MISBELIEFS BEHIND CYCLES
We repeat cycles of conflict when we assume that what we want is always what we need, or when we are more concerned about the people who are against us than the God who is for us. Misbeliefs are the fuel of ongoing cycles of conflict. They lead us to think that it is up to us to take matters in hand, and that if we don’t protect ourselves no one else will.
Underlying misbeliefs also help to explain why the apostle Paul wrote as he did to disputing parties in Philippi. He must have known something of the matters that were separating them. Yet he didn’t even mention the specific issues. Instead, he wrote as if the details could be worked out once both sides came to terms with the underlying misbeliefs that had caused them to turn away from the Lord and against one another.
His prescription to break the cycle of injury and conflict seems to have been twofold. On one hand, the apostle asked others to come alongside the disputing church members and relieve some of their stress. It appears that fatigue and the burden of trying to do too much for the Lord might have made them vulnerable to conflict.
Then Paul reminded them, in several different ways, that their well-being was not wrapped up in getting or demanding right treatment from one another. Twice he encouraged them to rejoice in the Lord. He urged them to be known for gentleness because “the Lord is at hand.” He reminded them to replace their anxiety with prayers and dependence on God. Then, after assuring them of God’s ability to give them peace of mind, and while cultivating a thankful confidence that they could find help in the hands of God, Paul encouraged them to think—not about what was wrong but about what was right (Phil. 4:8–9).

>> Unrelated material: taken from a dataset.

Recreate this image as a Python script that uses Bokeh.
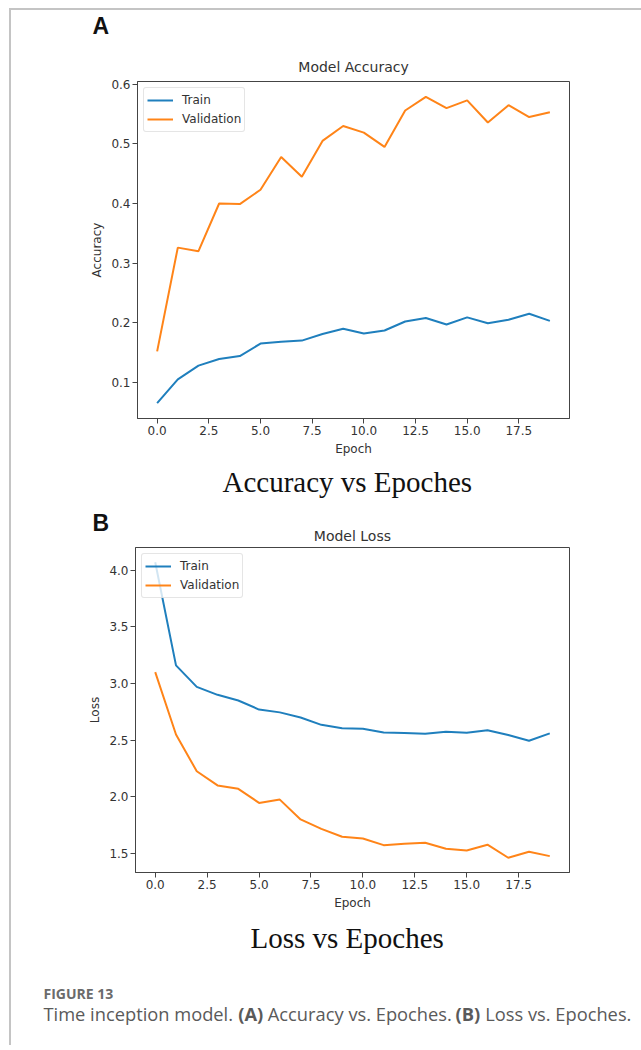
from bokeh.plotting import figure
from bokeh.models import Range1d, FixedTicker, NumeralTickFormatter, Title
from bokeh.layouts import column
from bokeh.embed import file_html
from bokeh.resources import INLINE
from bokeh.core.properties import value

# ---------------- data ----------------
epochs = list(range(20))
acc_train = [0.065, 0.105, 0.128, 0.139, 0.144, 0.165, 0.168, 0.170, 0.181, 0.190,
             0.182, 0.187, 0.202, 0.208, 0.197, 0.209, 0.199, 0.205, 0.215, 0.203]
acc_val = [0.152, 0.326, 0.320, 0.400, 0.399, 0.423, 0.478, 0.445, 0.505, 0.530,
           0.519, 0.495, 0.556, 0.579, 0.560, 0.573, 0.536, 0.565, 0.545, 0.553]
loss_train = [4.07, 3.16, 2.97, 2.90, 2.85, 2.77, 2.745, 2.70, 2.635, 2.605,
              2.60, 2.567, 2.562, 2.556, 2.575, 2.565, 2.588, 2.545, 2.495, 2.56]
loss_val = [3.10, 2.55, 2.225, 2.10, 2.07, 1.946, 1.975, 1.80, 1.717, 1.647,
            1.632, 1.573, 1.585, 1.594, 1.541, 1.526, 1.577, 1.462, 1.515, 1.476]
x_ticks = [0, 2.5, 5, 7.5, 10, 12.5, 15, 17.5]
acc_ticks = [0.1, 0.2, 0.3, 0.4, 0.5, 0.6]
loss_ticks = [1.5, 2.0, 2.5, 3.0, 3.5, 4.0]
series_names = ["Train", "Validation"]

BLUE = "#1f7fbd"
ORANGE = "#ff8418"
TXT = "#333333"
FONT = "DejaVu Sans"
W = 630


def padded(vals, frac=0.05):
    lo, hi = min(vals), max(vals)
    m = (hi - lo) * frac
    return Range1d(lo - m, hi + m)


def no_align(p):
    if "frame_align" in p.properties():
        p.frame_align = False


def strip(height):
    s = figure(width=W, height=height, toolbar_location=None, output_backend="svg",
               x_range=Range1d(0, W), y_range=Range1d(height, 0),
               x_axis_type=None, y_axis_type=None, min_border=0, title=None)
    no_align(s)
    s.grid.visible = False
    s.outline_line_color = None
    return s


def letter_strip(height, letter, lx, ly, title=None, tx=None, ty=None):
    s = strip(height)
    s.text(x=[lx], y=[ly], text=[letter], text_font=value("Liberation Sans"),
           text_font_size="23px", text_font_style="bold", text_color="#111111",
           text_align="left", text_baseline="middle")
    if title:
        s.text(x=[tx], y=[ty], text=[title], text_font=value(FONT), text_font_size="14px",
               text_color=TXT, text_align="center", text_baseline="middle")
    return s


def chart(title, ylab, caption, train, val, yticks, height,
          mb_left, mb_right, mb_top, mb_bottom, title_standoff, cap_offset, cap_standoff):
    p = figure(width=W, height=height, title=None, toolbar_location=None,
               output_backend="svg", x_range=padded(epochs), y_range=padded(train + val),
               min_border_left=mb_left, min_border_right=mb_right,
               min_border_top=mb_top, min_border_bottom=mb_bottom)
    no_align(p)
    p.grid.visible = False
    p.outline_line_color = "#444444"
    p.outline_line_width = 1
    p.background_fill_color = "white"
    p.border_fill_color = "white"

    p.line(epochs, train, line_color=BLUE, line_width=2, legend_label=series_names[0])
    p.line(epochs, val, line_color=ORANGE, line_width=2, legend_label=series_names[1])

    for ax in (p.xaxis[0], p.yaxis[0]):
        ax.axis_line_color = "#444444"
        ax.major_tick_line_color = "#444444"
        ax.major_tick_in = 0
        ax.major_tick_out = 5
        ax.minor_tick_line_color = None
        ax.major_label_text_font = FONT
        ax.major_label_text_font_size = "12px"
        ax.major_label_text_color = TXT
        ax.axis_label_text_font = FONT
        ax.axis_label_text_font_size = "12px"
        ax.axis_label_text_font_style = "normal"
        ax.axis_label_text_color = TXT
        ax.major_label_standoff = 2
        ax.axis_label_standoff = 4
        ax.formatter = NumeralTickFormatter(format="0.0")
    p.xaxis[0].ticker = FixedTicker(ticks=x_ticks)
    p.yaxis[0].ticker = FixedTicker(ticks=yticks)
    p.xaxis[0].axis_label = "Epoch"
    p.yaxis[0].axis_label = ylab

    lg = p.legend[0]
    lg.location = "top_left"
    lg.margin = 6
    lg.padding = 3
    lg.spacing = 1
    lg.glyph_width = 26
    lg.glyph_height = 18
    lg.label_height = 18
    lg.label_standoff = 9
    lg.label_text_font = FONT
    lg.label_text_font_size = "12px"
    lg.label_text_color = TXT
    lg.border_line_color = "#cccccc"
    lg.border_line_width = 1
    lg.border_radius = 3
    lg.background_fill_alpha = 0.8

    if title:
        p.add_layout(Title(text=title, align="center", text_font=FONT, text_font_size="14px",
                           text_font_style="normal", text_color=TXT, standoff=title_standoff),
                     "above")
    p.add_layout(Title(text=caption, align="left", offset=cap_offset, text_font="Liberation Serif",
                       text_font_size="29px", text_font_style="normal", text_color="#111111",
                       standoff=cap_standoff), "below")
    return p


sA = letter_strip(36, "A", 81, 15)
pA = chart("Model Accuracy", "Accuracy", "Accuracy vs Epoches", acc_train, acc_val,
           acc_ticks, 459, 126, 72, 35, 87, 13, 85, 10)
sB = letter_strip(40, "B", 81, 17, "Model Loss", 340.9, 30)
pB = chart(None, "Loss", "Loss vs Epoches", loss_train, loss_val,
           loss_ticks, 415, 124, 72, 2, 87, 9, 115, 14)

# caption block
cap_head = "FIGURE 13"
cap_parts = ["Time inception model.", "(A)", "Accuracy vs. Epoches.", "(B)", "Loss vs. Epoches."]
cap_bold = [False, True, False, True, False]
cap_x = [32, 226.7, 256.3, 444.1, 473.7]

pC = strip(85)
pC.text(x=[32], y=[33], text=[cap_head], text_font=value("Open Sans"), text_font_size="14px",
        text_font_style="bold", text_color="#6b6b6b", text_baseline="middle", text_align="left")
for t, b, xx in zip(cap_parts, cap_bold, cap_x):
    pC.text(x=[xx], y=[53], text=[t], text_font=value("Open Sans"), text_font_size="18.3px",
            text_font_style="bold" if b else "normal", text_color="#5a5a5a",
            text_baseline="middle", text_align="left")

root = column(sA, pA, sB, pB, pC, margin=(8, 0, 0, 9),
              styles={"border-top": "2px solid #c4c4c4", "border-left": "2px solid #c4c4c4"})

open("out.html", "w").write(file_html(root, INLINE))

By addressing the real issues of underlying belief, Paul gave them a means of breaking the cycle of conflict that could have spread to many others. He knew that the formula for unity is not found in agreeing about all issues. Neither is the solution merely in knowing that we should find it within ourselves to love one another. The answer for those who know God is to have the right beliefs about Him in the troubling circumstances of life. This alone will enable us to avoid the self-protection, fear, and anger that otherwise lead to returning evil for evil and harm for harm.